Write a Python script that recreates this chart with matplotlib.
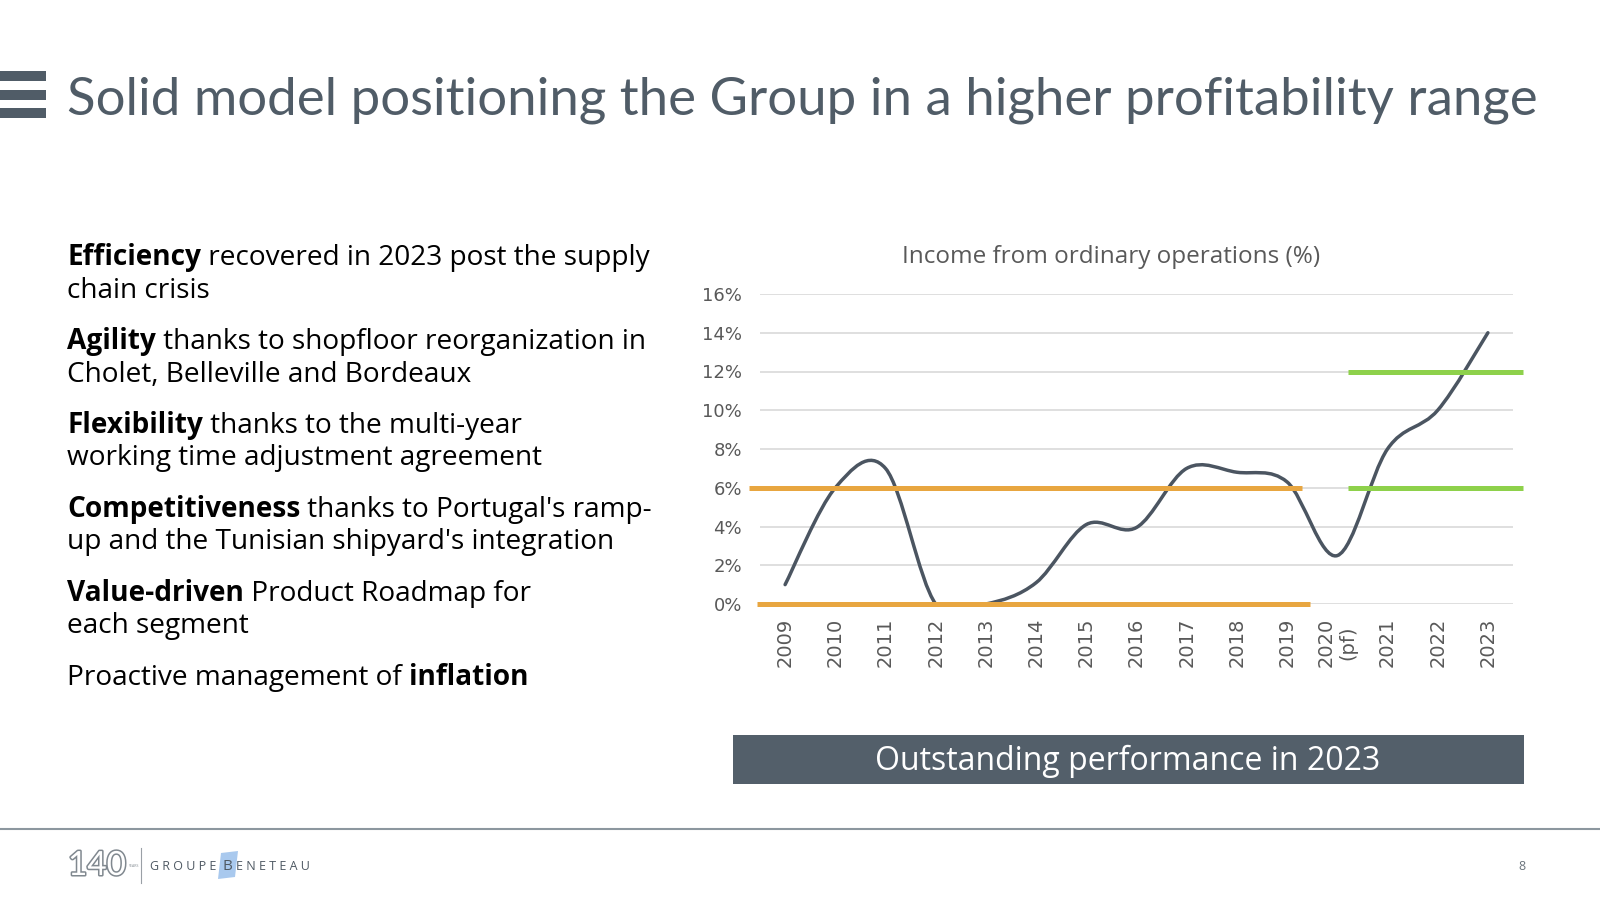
import matplotlib
matplotlib.use("Agg")
import matplotlib.pyplot as plt
import matplotlib.patheffects as pe
from matplotlib.path import Path
from matplotlib.patches import PathPatch, Rectangle, Polygon
import numpy as np

W, H = 1600, 900

# chart data
years = ["2009", "2010", "2011", "2012", "2013", "2014", "2015", "2016",
         "2017", "2018", "2019", "2020\n(pf)", "2021", "2022", "2023"]
income_pct = [1.0, 6.0, 7.0, 0.0, 0.0, 1.1, 4.1, 3.95, 7.0, 6.8, 6.3, 2.5, 8.0, 10.0, 14.0]
yticks = [0, 2, 4, 6, 8, 10, 12, 14, 16]

# range markers: level (%), start / end in category units
orange_levels = [6, 0]
orange_starts = [-0.72, -0.56]
orange_ends = [10.3, 10.46]
green_levels = [12, 6]
green_starts = [11.21, 11.21]
green_ends = [14.7, 14.7]

title = "Solid model positioning the Group in a higher profitability range"
bullets = [
    [[("Efficiency", True), (" recovered in 2023 post the supply", False)],
     [("chain crisis", False)]],
    [[("Agility", True), (" thanks to shopfloor reorganization in", False)],
     [("Cholet, Belleville and Bordeaux", False)]],
    [[("Flexibility", True), (" thanks to the multi-year", False)],
     [("working time adjustment agreement", False)]],
    [[("Competitiveness", True), (" thanks to Portugal's ramp-", False)],
     [("up and the Tunisian shipyard's integration", False)]],
    [[("Value-driven", True), (" Product Roadmap for", False)],
     [("each segment", False)]],
    [[("Proactive management of ", False), ("inflation", True)]],
]

slate = "#505C67"
grey_txt = "#595959"
BODY = "Open Sans"
NUM = "DejaVu Sans"


def fx(px):
    return px / W


def fy(py):
    return 1 - py / H


def smooth_path(xs, ys):
    # Excel-style smoothed line (cubic Bezier through the points)
    pts = np.column_stack([xs, ys]).astype(float)
    n = len(pts)
    verts = [pts[0]]
    codes = [Path.MOVETO]
    for i in range(n - 1):
        p0 = pts[i - 1] if i > 0 else pts[i]
        p1, p2 = pts[i], pts[i + 1]
        p3 = pts[i + 2] if i + 2 < n else pts[i + 1]
        verts += [p1 + (p2 - p0) / 6, p2 - (p3 - p1) / 6, p2]
        codes += [Path.CURVE4] * 3
    return Path(verts, codes)


fig = plt.figure(figsize=(16, 9), dpi=100)
bg = fig.add_axes([0, 0, 1, 1])
bg.set_xlim(0, W)
bg.set_ylim(H, 0)
bg.axis("off")

# header icon + title
for top in [71, 90, 108]:
    bg.add_patch(Rectangle((0, top), 46, 10, color=slate, lw=0))
t = bg.text(67, 114, title, fontsize=40, color=slate, family="Lato",
            va="baseline", ha="left")
fig.canvas.draw()
tw = t.get_window_extent().width
t.set_fontsize(40 * 1468 / tw)

# bullet text
y0 = 265
for para in bullets:
    yl = y0
    for line in para:
        prev = None
        for txt, bold in line:
            kw = dict(fontsize=20.2, family=BODY, color="black",
                      fontweight="bold" if bold else "normal")
            if prev is None:
                prev = bg.text(67, yl, txt, va="baseline", ha="left", **kw)
            else:
                prev = bg.annotate(txt, xy=(1, 0), xycoords=prev,
                                   va="bottom", ha="left", **kw)
        yl += 32.5
    y0 += 84

# chart
ax = fig.add_axes([fx(760), fy(604), (1513 - 760) / W, (604 - 294) / H])
x = np.arange(len(years))
ax.set_xlim(-0.5, len(years) - 0.5)
ax.set_ylim(0, 16)
ax.set_yticks(yticks)
ax.set_yticklabels([f"{v}%" for v in yticks])
ax.set_xticks(x)
ax.set_xticklabels(years, rotation=90, multialignment="center")
for lab in ax.get_xticklabels() + ax.get_yticklabels():
    lab.set_family(NUM)
ax.tick_params(axis="y", length=0, labelsize=13, colors=grey_txt, pad=13)
ax.tick_params(axis="x", length=0, labelsize=14, colors=grey_txt, pad=10)
ax.grid(axis="y", color="#D9D9D9", lw=1.2)
ax.set_axisbelow(True)
for s in ax.spines.values():
    s.set_visible(False)
ax.patch.set_alpha(0)

ax.add_patch(PathPatch(smooth_path(x, income_pct), fill=False,
                       ec="#4B5561", lw=2.5, capstyle="round", zorder=3))

for lv, a, b in zip(orange_levels, orange_starts, orange_ends):
    ax.plot([a, b], [lv, lv], color="#E8A640", lw=3.6, clip_on=False,
            solid_capstyle="butt", zorder=4)
for lv, a, b in zip(green_levels, green_starts, green_ends):
    ax.plot([a, b], [lv, lv], color="#8ED14B", lw=3.6, clip_on=False,
            solid_capstyle="butt", zorder=4)

bg.text(1111, 257, "Income from ordinary operations (%)", fontsize=17.5,
        family=BODY, color=grey_txt, ha="center", va="center")

# banner
bg.add_patch(Rectangle((733, 735), 791, 49, color="#535F6A", lw=0))
bg.text(1128, 761, "Outstanding performance in 2023", fontsize=23,
        family=BODY, color="white", ha="center", va="center")

# footer
bg.plot([0, W], [829, 829], color="#8C979F", lw=1.5)
bg.text(68, 866, "140", fontsize=24, family="Lato", color="white",
        ha="left", va="center",
        path_effects=[pe.withStroke(linewidth=2.2, foreground="#80888F")])
bg.text(129, 866, "YEARS", fontsize=2.5, family=BODY, color="#80888F",
        ha="left", va="center")
bg.plot([141, 141], [848, 883], color="#9AA0A6", lw=0.8)
bg.add_patch(Polygon([[221, 853], [238, 851], [235, 877], [218, 879]],
                     closed=True, color="#A9C9EE", lw=0))
bg.text(150, 866, "G R O U P E", fontsize=9, family=BODY,
        color="#4F5963", ha="left", va="center")
bg.text(222, 866, "B", fontsize=11, family=BODY,
        color="#4F5963", ha="left", va="center")
bg.text(236, 866, "E N E T E A U", fontsize=9, family=BODY,
        color="#4F5963", ha="left", va="center")
bg.text(1522, 866, "8", fontsize=9, family=BODY, color="#6B747C",
        ha="center", va="center")

fig.savefig("out.png", dpi=100)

• [EXERCISE REQUIREMENTS] Determine how many lines in the listing above hold the word "matplotlib", answering with the number only.

• [FINAL RESULT] 7